Where It All Goes Down
A Whole Lotta Snow, and Super Chilly
You could definitely argue that along with our main man, the setting is the most important thing in this story. The story is set in the Yukon during the great Klondike Gold Rush, when over 100,000 people flocked to Canada's Yukon Territory in search of instant fortune. This mass migration brought a lot of young men into a very harsh wilderness, and a fair few of them had now idea how brutal their lives would become.
You can tell how important the setting is by how much London devotes himself to describing the cold wind and the ice crusting over the man's face: "The man's red beard and moustache were likewise frosted, but more solidly, the deposit taking the form of ice and increasing with every warm, moist breath he exhaled. Also, the man was chewing tobacco, and the muzzle of ice held his lips so rigidly that he was unable to clear his chin when he expelled the juice" (7). There's no way this story would be the classic it is if London wasn't so good at making you feel the chill of the air, and making you flex your hands to remind yourself you can still use them.
From the bubbling warm spring pools to the spruce tree that dumps snow onto the man's fire, the setting is constantly working against our man, whether it be through the "traps" of the hidden spring pools or the spruce that "capsize[s] its load of snow […] spreading out and enveloping the whole tree [until it] descend[s] without warning upon the man and the fire, and the fire [is] blotted out!" (23). The man tries his best to overcome nature, and actually does a pretty good job.
The setting is supposed to make not just a physical impression on us, but a spiritual and philosophical impression, too. It should take us out of our world of everyday comforts and remind us that somewhere out there is a harsh, unforgiving, and vast wilderness. From the very beginning, we learn that the day is not only "cold and gray," but "exceedingly cold and gray" (1), a permanent twilight with "no sun nor hint of sun, though there was not a cloud in the sky" (1). Sometimes, it can even seem like London's setting isn't even on the planet Earth, but some sort of frozen planet like Hoth in The Empire Strikes Back.
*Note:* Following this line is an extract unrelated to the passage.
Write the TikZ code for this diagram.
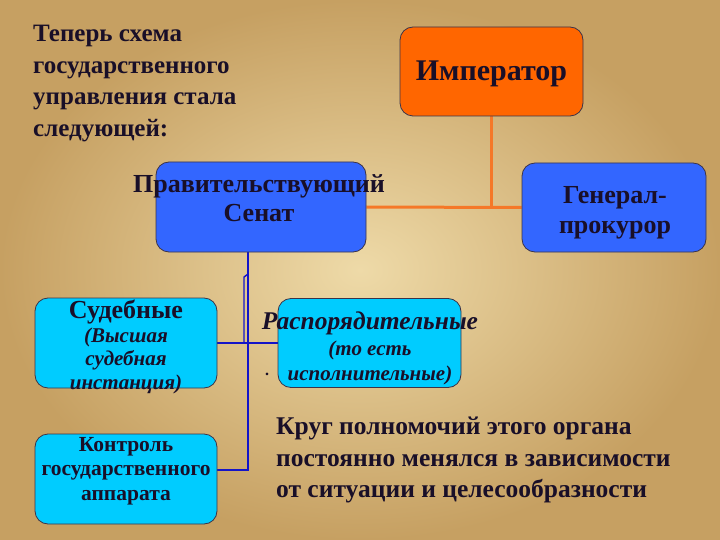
\documentclass[tikz,border=0pt]{standalone}
\usepackage{fontspec}
\setmainfont{Liberation Serif}
\definecolor{ParchLight}{RGB}{238,218,168}
\definecolor{ParchDark}{RGB}{198,160,98}
\definecolor{ImpOrange}{RGB}{255,102,0}
\definecolor{SenBlue}{RGB}{51,102,255}
\definecolor{SubCyan}{RGB}{0,204,255}
\definecolor{LineOrange}{RGB}{245,120,40}
\definecolor{LineBlue}{RGB}{20,20,200}
\definecolor{InkDark}{RGB}{25,15,40}
\usetikzlibrary{positioning,backgrounds}
\tikzset{
  box/.style={draw=InkDark!85,line width=0.8pt,rounded corners=13pt,minimum width=183pt,minimum height=89pt,inner sep=0pt},
  lbl/.style={align=center,text=InkDark,inner sep=0pt},
  orgline/.style={LineOrange,line width=3pt},
  bluline/.style={LineBlue,line width=2.6pt}
}

\begin{document}
\begin{tikzpicture}[x=1pt,y=-1pt]
        \useasboundingbox (0,0) rectangle (720,540);
        % boxes
        \node[box,fill=ImpOrange] at (491.5,71.5) (imp) {};
        \node[box,fill=SenBlue,minimum width=184pt] at (614,207.5) (gen) {};
        \node[box,fill=SenBlue,minimum width=210pt,minimum height=90pt] at (261,207) (senat) {};
        \node[box,fill=SubCyan,minimum width=182pt,minimum height=90pt] at (126,343) (sud) {};
        \node[box,fill=SubCyan] at (369.5,343) (rasp) {};
        \node[box,fill=SubCyan,minimum width=182pt,minimum height=90pt] at (126,479) (kontr) {};
        % connectors
        \coordinate (trunk) at (248,470);
        \begin{scope}[on background layer]
            % parchment background
            \shade[inner color=ParchLight,outer color=ParchDark] (0,0) rectangle (720,540);
            \draw[orgline] (senat.east) -- (gen.west);
            \draw[orgline] (imp.south) -- (imp.south |- gen.west);
            \draw[bluline] (senat.south -| trunk) -- (trunk) -- (kontr.east |- trunk);
            \draw[bluline] (sud.east) -- (rasp.west);
            \draw[LineBlue,line width=1.4pt] (244,343) -- (244,277) -- (248,274);
        \end{scope}
        % labels
        \node[lbl,font=\bfseries\fontsize{30}{34}\selectfont] at (491.5,74) (imp-txt) {Император};
        \node[lbl,font=\bfseries\fontsize{26}{30}\selectfont] at (615,213) (gen-txt) {Генерал-\\прокурор};
        \node[lbl,font=\bfseries\fontsize{26}{29}\selectfont] at (259,198) (senat-txt) {Правительствующий\\Сенат};
        \node[lbl,font=\bfseries\itshape\fontsize{21}{23.5}\selectfont] at (126,347) (sud-txt)
            {{\upshape\fontsize{26}{24}\selectfont Судебные}\\(Высшая\\судебная\\инстанция)};
        \node[lbl,font=\bfseries\itshape\fontsize{21}{25.5}\selectfont] at (370,348.5) (rasp-txt)
            {{\fontsize{25.5}{25.5}\selectfont Распорядительные}\\(то есть\\исполнительные)};
        \node[lbl,font=\bfseries\fontsize{21.5}{24.5}\selectfont] at (126,471) (kontr-txt) {Контроль\\государственного\\аппарата};
        \node[lbl,font=\bfseries\fontsize{16}{16}\selectfont] at (267,374) (dot) {.};
        \node[lbl,align=left,anchor=north west,font=\bfseries\fontsize{25}{31.5}\selectfont] at (33,25) (intro)
            {Теперь схема\\государственного\\управления стала\\следующей:};
        \node[lbl,align=left,anchor=north west,font=\bfseries\fontsize{25.5}{31.5}\selectfont] at (276,417) (krug)
            {Круг полномочий этого органа\\постоянно менялся в зависимости\\от ситуации и целесообразности};
    \end{tikzpicture}
\end{document}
The narrator gives us a hint at how we should respond to this wilderness, suggesting that we should avoid the man's "trouble" by learning to appreciate our surroundings. Above all, we should allow ourselves to approach the Yukon setting with "imagination" (3). It should make us "meditate upon [our] frailty as a creature of temperature, and upon man's frailty in general, able only to live within certain limits of heat and cold" and eventually take us into "the conjectural field of immortality and man's place in the universe" (3). But if you're not into all that heavy philosophical thinking, feel free to plow ahead into the Yukon wilderness with our main character, thinking only of biscuits and bacon. Just be prepared not to come out the other end.